A alternativa à ONU é uma ação
unilateral das potências ocidentais, como a que houve na Líbia. O ministro das
Relações Exteriores da França, Laurent Fabius, afirmou que o Ocidente deveria
reagir “com força”, mas afastou qualquer possibilidade de enviar tropas à
Síria. A porta-voz do Departamento de Estado dos Estados Unidos rechaçou
perguntas sobre a “linha vermelha” estabelecida por Barack Obama em agosto de
2012, quando o presidente dos Estados Unidos disse que o uso de armas químicas
“mudaria seus cálculos”. “Não estou falando sobre linhas vermelhas.
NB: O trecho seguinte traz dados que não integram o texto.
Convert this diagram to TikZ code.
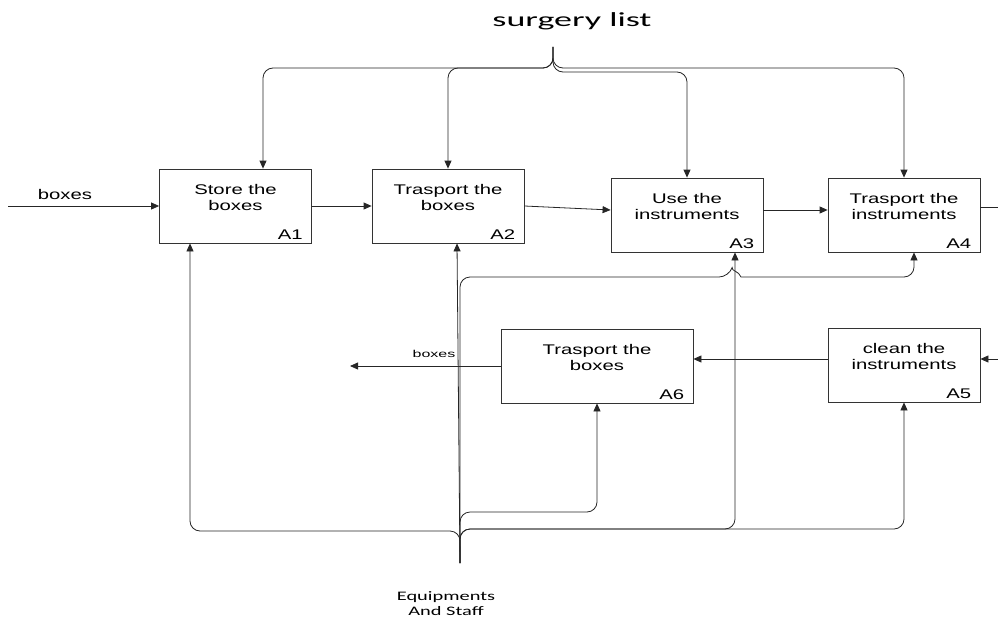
\documentclass[tikz,border=0pt]{standalone}
\usepackage{graphicx}
\usepackage{fontspec}
\setmainfont{Liberation Sans}
\newfontfamily\calfont{Carlito}
\usetikzlibrary{arrows.meta,calc}

% horizontally widened text
\newcommand{\wide}[2]{\scalebox{#1}[1]{#2}}
% two-line activity caption, baseline on the first line
\newcommand{\boxtext}[2]{\scalebox{1.45}[1]{\begin{tabular}[t]{@{}c@{}}#1\\#2\end{tabular}}}

\tikzset{
  box/.style={draw=black!80, line width=0.8pt, minimum width=152pt,
              minimum height=74pt, inner sep=0pt},
  boxlbl/.style={font=\fontsize{14}{15.5}\selectfont, anchor=base, inner sep=0pt},
  idlbl/.style={font=\fontsize{14}{15}\selectfont, anchor=base east, inner sep=0pt},
  arrowlbl/.style={font=\fontsize{14}{15}\selectfont, anchor=base, inner sep=0pt},
  smalllbl/.style={font=\fontsize{10}{12}\selectfont, anchor=base, inner sep=0pt},
  flow/.style={draw=black!85, line width=0.8pt, -{Triangle[length=8pt,width=7pt]}},
  plain/.style={draw=black!85, line width=0.8pt},
}

\begin{document}
\begin{tikzpicture}[x=1pt,y=-1pt]
\useasboundingbox (0,0) rectangle (998,618);

% activity boxes
\node[box] (A1) at (235.5,206) {};
\node[box] (A2) at (448,206) {};
\node[box] (A3) at (687,215) {};
\node[box] (A4) at (904,215) {};
\node[box] (A5) at (904,365) {};
\node[box, minimum width=192pt] (A6) at (597,366) {};

% captions
\node[boxlbl] (t1) at ($(A1.north)+(0,26)$) {\boxtext{Store the}{boxes}};
\node[boxlbl] (t2) at ($(A2.north)+(0,26)$) {\boxtext{Trasport the}{boxes}};
\node[boxlbl] (t3) at ($(A3.north)+(0,26)$) {\boxtext{Use the}{instruments}};
\node[boxlbl] (t4) at ($(A4.north)+(0,26)$) {\boxtext{Trasport the}{instruments}};
\node[boxlbl] (t5) at ($(A5.north)+(0,26)$) {\boxtext{clean the}{instruments}};
\node[boxlbl] (t6) at ($(A6.north)+(0,26)$) {\boxtext{Trasport the}{boxes}};

% activity numbers
\node[idlbl] (n1) at ($(A1.south east)+(-9,-4)$) {\wide{1.45}{A1}};
\node[idlbl] (n2) at ($(A2.south east)+(-9,-4)$) {\wide{1.45}{A2}};
\node[idlbl] (n3) at ($(A3.south east)+(-9,-4)$) {\wide{1.45}{A3}};
\node[idlbl] (n4) at ($(A4.south east)+(-9,-4)$) {\wide{1.45}{A4}};
\node[idlbl] (n5) at ($(A5.south east)+(-9,-4)$) {\wide{1.45}{A5}};
\node[idlbl] (n6) at ($(A6.south east)+(-9,-4)$) {\wide{1.45}{A6}};

% inputs and outputs
\coordinate (inA) at (8,206);
\draw[flow] (inA) -- (A1.west);
\node[arrowlbl] (boxesIn) at (65,199) {\wide{1.45}{boxes}};
\draw[flow] (A1.east) -- (A2.west);
\draw[flow] (A2.east) -- ($(A3.west)+(0,-5)$);
\draw[flow] ($(A3.east)+(0,-5)$) -- ($(A4.west)+(0,-5)$);
\coordinate (outA4) at (998,207);
\draw[plain] ($(A4.east)+(0,-8)$) -- (outA4);
\coordinate (inA5) at (998,359);
\draw[flow] (inA5) -- ($(A5.east)+(0,-6)$);
\draw[flow] ($(A5.west)+(0,-6)$) -- ($(A6.east)+(0,-7)$);
\coordinate (outA6) at (350,366);
\draw[flow] (A6.west) -- (outA6);
\node[smalllbl] (boxesOut) at (434,357) {\wide{1.6}{boxes}};

% controls
\coordinate (sl) at (553,47);
\node[font=\calfont\fontsize{20}{24}\selectfont, anchor=base, inner sep=0pt]
  (slist) at (572,27) {\wide{1.8}{surgery list}};
\draw[flow, rounded corners=10] (sl) -- (553,68) -- (263,68) -- ($(A1.north)+(27.5,0)$);
\draw[flow, rounded corners=10] (sl) -- (553,68) -- (448,68) -- (A2.north);
\draw[flow, rounded corners=10] (sl) -- (553,72) -- (687,72) -- (A3.north);
\draw[flow, rounded corners=10] (sl) -- (553,68) -- (904,68) -- (A4.north);

% mechanisms
\coordinate (es) at (460,563);
\node[font=\calfont\fontsize{13}{15}\selectfont, anchor=base, inner sep=0pt]
  (equip) at (446,600) {\wide{1.57}{\begin{tabular}[t]{@{}c@{}}Equipments\\And Staff\end{tabular}}};
\draw[flow] (es) -- ($(A2.south)+(9,0)$);
\draw[flow, rounded corners=10] (es) -- (460,531) -- (190,531) -- ($(A1.south)+(-45.5,0)$);
\draw[flow, rounded corners=10] (es) -- (460,512) -- (597,512) -- (A6.south);
\draw[flow, rounded corners=10] (es) -- (460,529) -- (735,529) -- ($(A3.south)+(48,0)$);
\draw[flow, rounded corners=10] (es) -- (460,529) -- (904,529) -- (A5.south);
\draw[flow] (es) [rounded corners=10] -- (460,277) -- (729,277) [sharp corners]
  .. controls (731,271) and (739,271) .. (741,277)
  -- (904,277) [rounded corners=10] -- (914,277) -- ($(A4.south)+(10,0)$);
\end{tikzpicture}
\end{document}
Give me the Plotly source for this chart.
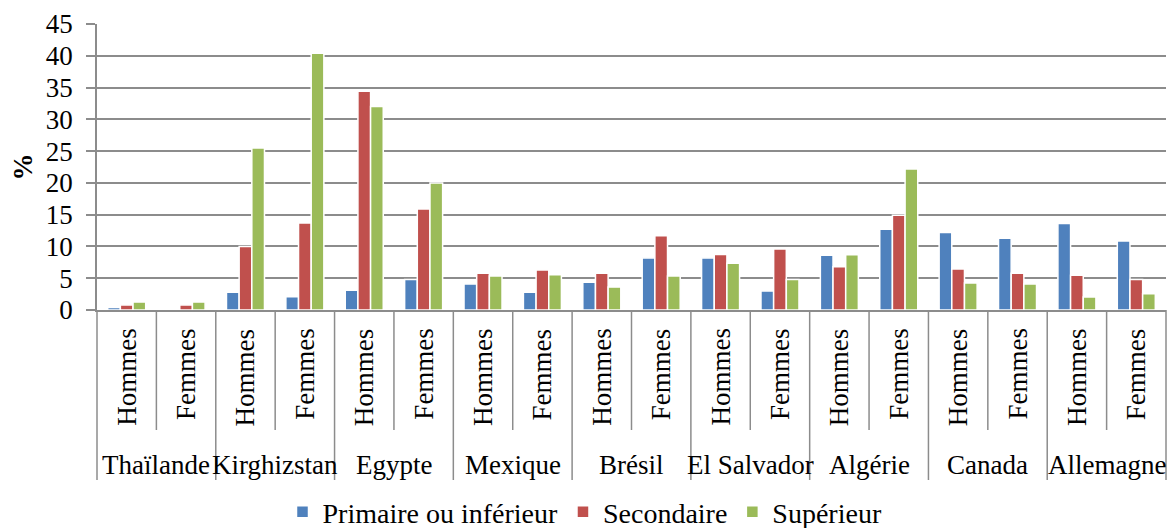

Não estou
tendo um debate ou conversa sobre linhas vermelhas e não estou estabelecendo
linhas vermelhas”, afirmou Jen Psaki. William Hague, o ministro do Exterior do
Reino Unido, manifestou indignação com o ataque e afirmou que espera ver, “um
dia”, a punição dos culpados.
A guerra civil síria está em seu
terceiro ano. Deixou mais de 100 mil mortos, 1,8 milhão de refugiados e provoca
instabilidade política no Líbano e no Iraque. A ONU está paralisada e as
potências ocidentais, que poderiam mudar a história numa mistura de interesses
humanitários e imperialistas, temem entrar no conflito e torná-lo ainda pior,
com o envolvimento do Irã e de Israel. Neste contexto, resta à comunidade
internacional observar, estarrecida, mais um fracasso da humanidade. Diante do
dilema, os governos de EUA, França e Reino Unido optam por dar declarações
genéricas. Preferem pedir justiça em longo prazo. Só que em longo prazo, como
lembrou John Maynard Keynes, estaremos todos mortos.